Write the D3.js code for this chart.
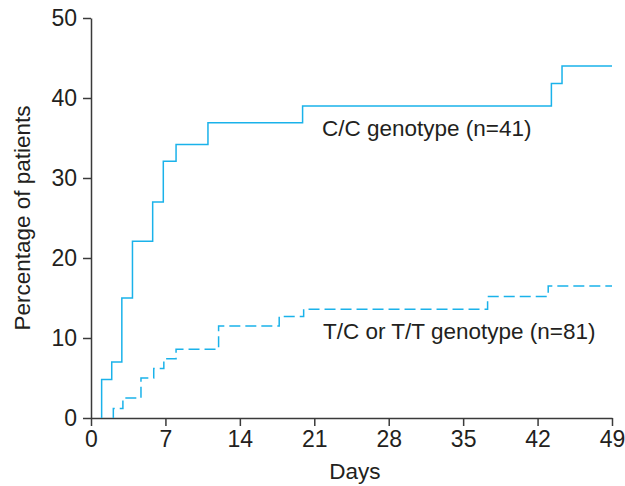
<!DOCTYPE html>
<html>
<head>
<meta charset="utf-8">
<script src="https://cdn.jsdelivr.net/npm/d3@7"></script>
<style>
  html, body { margin: 0; padding: 0; background: #fff; }
  svg { display: block; }
  text { font-family: "Liberation Sans", Arial, Helvetica, sans-serif; fill: #231f20; }
</style>
</head>
<body>
<svg id="chart" width="625" height="486"></svg>
<script>
// Data (cumulative percentage of patients over days)
const ccDays = [1, 1, 1.95, 2.9, 3.9, 5.8, 6.8, 8, 11, 19.9, 43.3, 44.3, 49];
const ccPct  = [0, 4.8, 7.0, 15.0, 22.1, 27.0, 32.1, 34.2, 36.9, 39.0, 41.8, 44.0, 44.0];
const tcDays = [2.1, 2.1, 3.0, 4.7, 5.9, 6.85, 8.0, 12.0, 17.7, 20.0, 37.3, 43.0, 49];
const tcPct  = [0, 1.2, 2.5, 5.0, 6.2, 7.4, 8.6, 11.5, 12.7, 13.6, 15.2, 16.5, 16.5];
const xTicks = [0, 7, 14, 21, 28, 35, 42, 49];
const yTicks = [0, 10, 20, 30, 40, 50];
const seriesLabels = ["C/C genotype (n=41)", "T/C or T/T genotype (n=81)"];
const xTitle = "Days";
const yTitle = "Percentage of patients";

const svg = d3.select("#chart");
const x = d3.scaleLinear().domain([0, 49]).range([91, 612]);
const y = d3.scaleLinear().domain([0, 50]).range([418, 18]);

const axisColor = "#3a3a3a";
const lineColor = "#1ab2ea";

const xAxis = svg.append("g")
  .attr("transform", `translate(0,${y(0)})`)
  .call(d3.axisBottom(x).tickValues(xTicks).tickSize(8).tickSizeOuter(0).tickPadding(5));
const yAxis = svg.append("g")
  .attr("transform", `translate(${x(0)},0)`)
  .call(d3.axisLeft(y).tickValues(yTicks).tickSize(8).tickSizeOuter(0).tickPadding(6));

[xAxis, yAxis].forEach(g => {
  g.selectAll("path.domain").attr("stroke", axisColor).attr("stroke-width", 1.5);
  g.selectAll(".tick line").attr("stroke", axisColor).attr("stroke-width", 1.5);
  g.selectAll(".tick text").style("font-size", "23px")
    .style("font-family", '"Liberation Sans", Arial, sans-serif').attr("fill", "#231f20");
});

const line = d3.line().x(d => x(d[0])).y(d => y(d[1])).curve(d3.curveStepAfter);

svg.append("path")
  .datum(ccDays.map((d, i) => [d, ccPct[i]]))
  .attr("d", line)
  .attr("fill", "none")
  .attr("stroke", lineColor)
  .attr("stroke-width", 1.5);

svg.append("path")
  .datum(tcDays.map((d, i) => [d, tcPct[i]]))
  .attr("d", line)
  .attr("fill", "none")
  .attr("stroke", lineColor)
  .attr("stroke-width", 1.5)
  .attr("stroke-dasharray", "11,5");

svg.append("text")
  .attr("x", 322).attr("y", 136)
  .style("font-size", "22.5px")
  .text(seriesLabels[0]);

svg.append("text")
  .attr("x", 323).attr("y", 339)
  .style("font-size", "22.5px")
  .text(seriesLabels[1]);

svg.append("text")
  .attr("x", 355).attr("y", 479)
  .attr("text-anchor", "middle")
  .style("font-size", "22.5px")
  .text(xTitle);

svg.append("text")
  .attr("transform", "translate(30,218) rotate(-90)")
  .attr("text-anchor", "middle")
  .style("font-size", "22.5px")
  .text(yTitle);
</script>
</body>
</html>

[WORK TO BE COMPLETED]:
All the material shown above is to be copied exactly, with no pictures carried over.

[CORRECT RESULT]:
Write the D3.js code for this chart.
<!DOCTYPE html>
<html>
<head>
<meta charset="utf-8">
<script src="https://cdn.jsdelivr.net/npm/d3@7"></script>
<style>
  html, body { margin: 0; padding: 0; background: #fff; }
  svg { display: block; }
  text { font-family: "Liberation Sans", Arial, Helvetica, sans-serif; fill: #231f20; }
</style>
</head>
<body>
<svg id="chart" width="625" height="486"></svg>
<script>
// Data (cumulative percentage of patients over days)
const ccDays = [1, 1, 1.95, 2.9, 3.9, 5.8, 6.8, 8, 11, 19.9, 43.3, 44.3, 49];
const ccPct  = [0, 4.8, 7.0, 15.0, 22.1, 27.0, 32.1, 34.2, 36.9, 39.0, 41.8, 44.0, 44.0];
const tcDays = [2.1, 2.1, 3.0, 4.7, 5.9, 6.85, 8.0, 12.0, 17.7, 20.0, 37.3, 43.0, 49];
const tcPct  = [0, 1.2, 2.5, 5.0, 6.2, 7.4, 8.6, 11.5, 12.7, 13.6, 15.2, 16.5, 16.5];
const xTicks = [0, 7, 14, 21, 28, 35, 42, 49];
const yTicks = [0, 10, 20, 30, 40, 50];
const seriesLabels = ["C/C genotype (n=41)", "T/C or T/T genotype (n=81)"];
const xTitle = "Days";
const yTitle = "Percentage of patients";

const svg = d3.select("#chart");
const x = d3.scaleLinear().domain([0, 49]).range([91, 612]);
const y = d3.scaleLinear().domain([0, 50]).range([418, 18]);

const axisColor = "#3a3a3a";
const lineColor = "#1ab2ea";

const xAxis = svg.append("g")
  .attr("transform", `translate(0,${y(0)})`)
  .call(d3.axisBottom(x).tickValues(xTicks).tickSize(8).tickSizeOuter(0).tickPadding(5));
const yAxis = svg.append("g")
  .attr("transform", `translate(${x(0)},0)`)
  .call(d3.axisLeft(y).tickValues(yTicks).tickSize(8).tickSizeOuter(0).tickPadding(6));

[xAxis, yAxis].forEach(g => {
  g.selectAll("path.domain").attr("stroke", axisColor).attr("stroke-width", 1.5);
  g.selectAll(".tick line").attr("stroke", axisColor).attr("stroke-width", 1.5);
  g.selectAll(".tick text").style("font-size", "23px")
    .style("font-family", '"Liberation Sans", Arial, sans-serif').attr("fill", "#231f20");
});

const line = d3.line().x(d => x(d[0])).y(d => y(d[1])).curve(d3.curveStepAfter);

svg.append("path")
  .datum(ccDays.map((d, i) => [d, ccPct[i]]))
  .attr("d", line)
  .attr("fill", "none")
  .attr("stroke", lineColor)
  .attr("stroke-width", 1.5);

svg.append("path")
  .datum(tcDays.map((d, i) => [d, tcPct[i]]))
  .attr("d", line)
  .attr("fill", "none")
  .attr("stroke", lineColor)
  .attr("stroke-width", 1.5)
  .attr("stroke-dasharray", "11,5");

svg.append("text")
  .attr("x", 322).attr("y", 136)
  .style("font-size", "22.5px")
  .text(seriesLabels[0]);

svg.append("text")
  .attr("x", 323).attr("y", 339)
  .style("font-size", "22.5px")
  .text(seriesLabels[1]);

svg.append("text")
  .attr("x", 355).attr("y", 479)
  .attr("text-anchor", "middle")
  .style("font-size", "22.5px")
  .text(xTitle);

svg.append("text")
  .attr("transform", "translate(30,218) rotate(-90)")
  .attr("text-anchor", "middle")
  .style("font-size", "22.5px")
  .text(yTitle);
</script>
</body>
</html>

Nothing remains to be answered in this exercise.